Banned wagon: global
A weekly survey of world restrictions on freedom and free trade The council estates of King's Lynn, Harriet Sergeant recently revealed, are groaning with Chinese migrant workers, 50 to a house. The Daily Mail, naturally enough, is outraged by this threat to society and house prices, playing on rumours that workers are controlled by Triad gangs. Equally upset is the Guardian, which complains that many workers are illegal, they are being paid less than the national minimum wage and their gang masters won't even let them join the Transport and General Workers' Union, Why is it that migrant workers have to be received so negatively? The Daily Mail has made an art of attacking 'welfare scroungers' over the years; now it seems the paper is no fonder of people who work hard for little reward — at least not if they are foreign. The Mail never loses an opportunity to bemoan the wretched state of British farming, yet it is only thanks to migrant labour that there are any farms left around King's Lynn at all. Few Britons these days are prepared to pick rhubarb under the midday sun; not even students, who were once a staple labour force in the summer vacation but who are now happier to live with debt than backache.

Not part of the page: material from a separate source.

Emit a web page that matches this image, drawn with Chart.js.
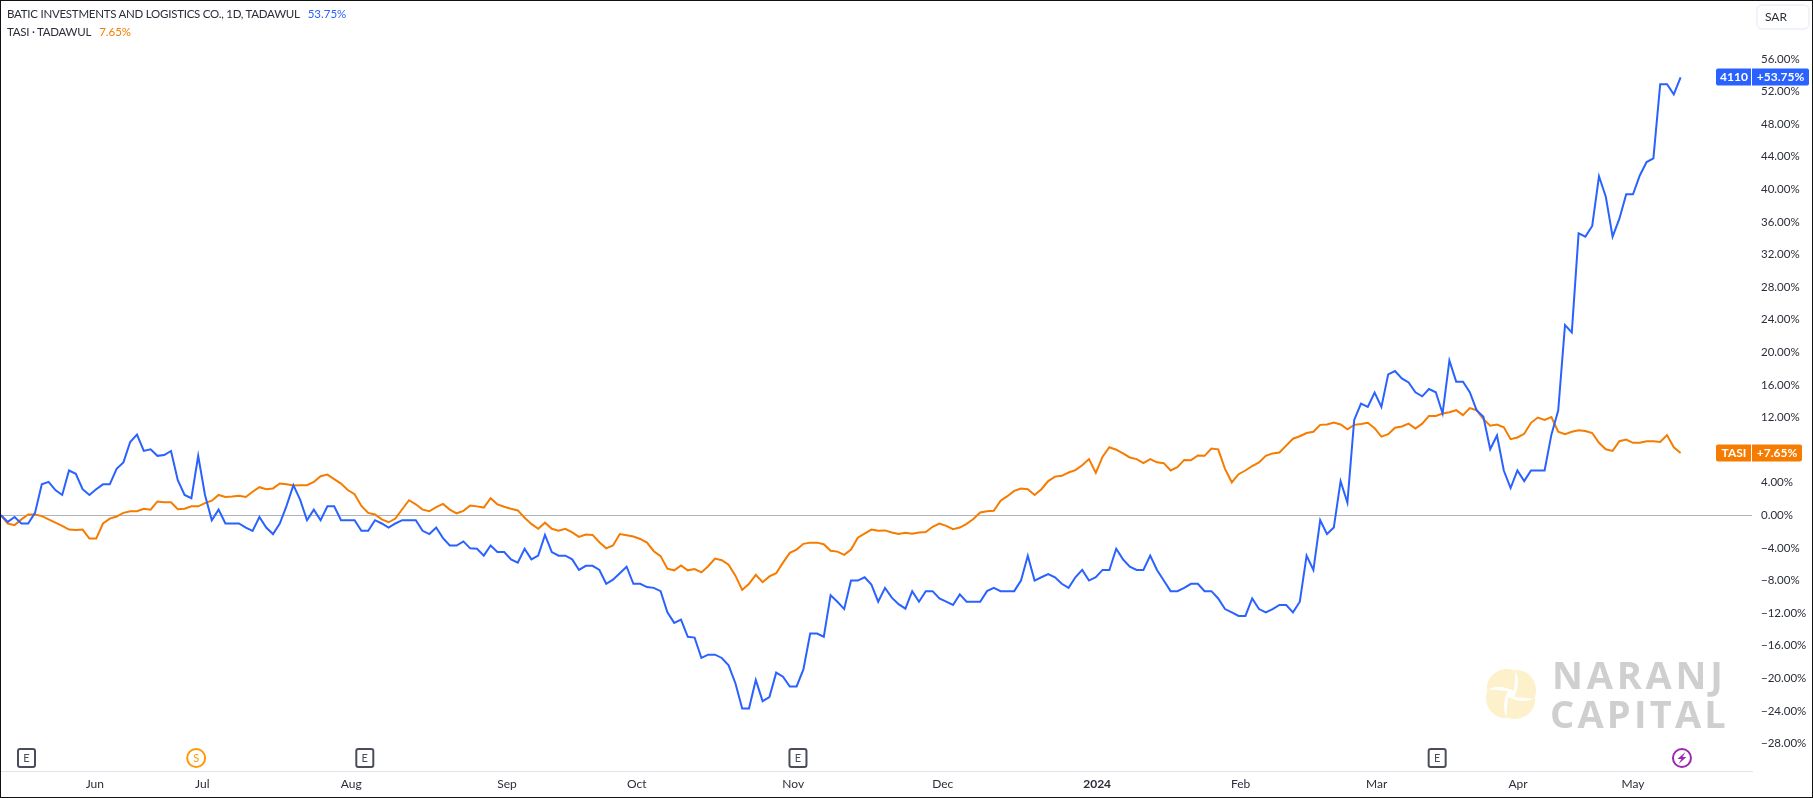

If many migrant workers are controlled by unpleasant gangs, it is only because the legal route towards finding work in Britain is so tortuous. It can take the best part of a year to obtain a British work permit, after which time work opportunities may well have vanished. Even then, insufficient permits are being issued to feed what should be booming industries, and the national minimum wage is too high to make it profitable to undertake marginal industries such as rhubarbgrowing legally.
Hard work is becoming treated like hard drugs: by making it illegal we are driving it into the hands of rogues. The difference is that, while drugs are a genuine threat to society, migrant labour enriches any country wise enough to embrace it.